Bushcrafter (boy, I've got a lot to say!)
Mar 5, 2018
4,079
1,766
Berlin
You can feed the fishes in Lapland, Janne, but I don't want your noodles in the hair should you ever come to Brandenburgs lakes!

We usually reach the lakes mainly there, where other people want to swim a day later.

So the first rinsing water in Germany has to go in between the next bushes, where the pasta can compost in a few days.
 

Janne

Sent off - Not allowed to play
Feb 10, 2016
12,330
2,293
Grand Cayman, Norway, Sweden
That was the job for the wenches. In those days, a true mystery for a man how that was done.

In pre-civilized Sweden people made their own soap. If you were so poor you could not spare any fat for this ( had to eat it) they used fine sand and bunches of Birch twigs to scrub.

Thin Birch twigs to scrub the house pot, thick Birch twigs for the cleansing in the sauna!

The English were more civilized than the Swedes 200 years ago, and I suspect they could buy ready made soap?
The Welsh, Irish and Scots - ?

Joking aside, 200 years ago most households owned one, maybe two pots. One for the gruel/porridge, one for the casseroles/soups/potages.
Never went empty, were just topped up and boiled.

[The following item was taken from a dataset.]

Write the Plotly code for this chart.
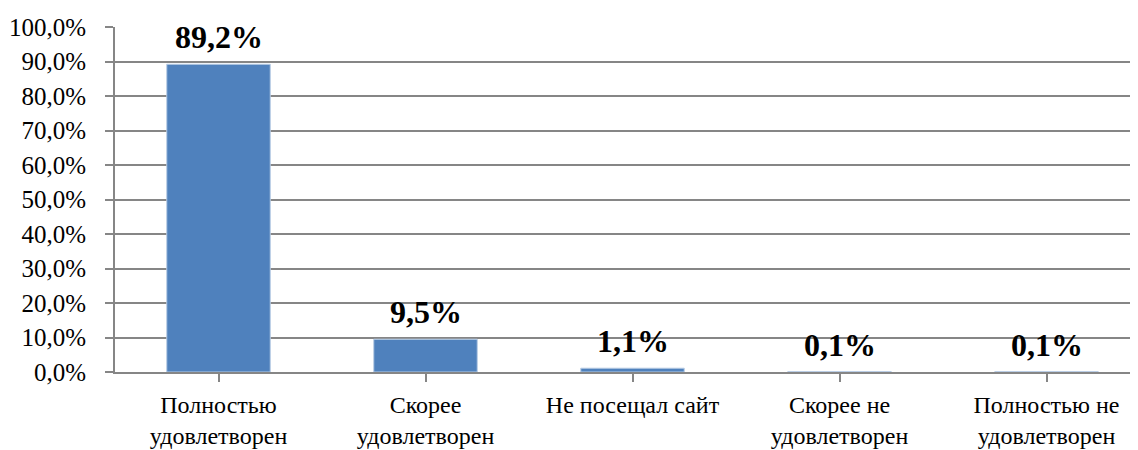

A bit like the Mexican Mole.
 
So, the weather is slowly becoming very nice, hundreds and thousands of British bushcraft greenhorns are surching in attics, caves and sheds for blankets, pots and rusty knives to get started with bushcraft.

It's the right time to discuss here the most important question of our bushcraft live:

How to wash up the dishes in forest and field?
I usually use water, ashes from my camp fire & my hands. Sand works well, but I prefer not to use sand to clean my tin lined brass trade kettle. The outside I don't worry about because I carry/keep it in a cloth bag inside my knapsack.
Kettle-custom-023-2-REDUCED.jpg

Keith.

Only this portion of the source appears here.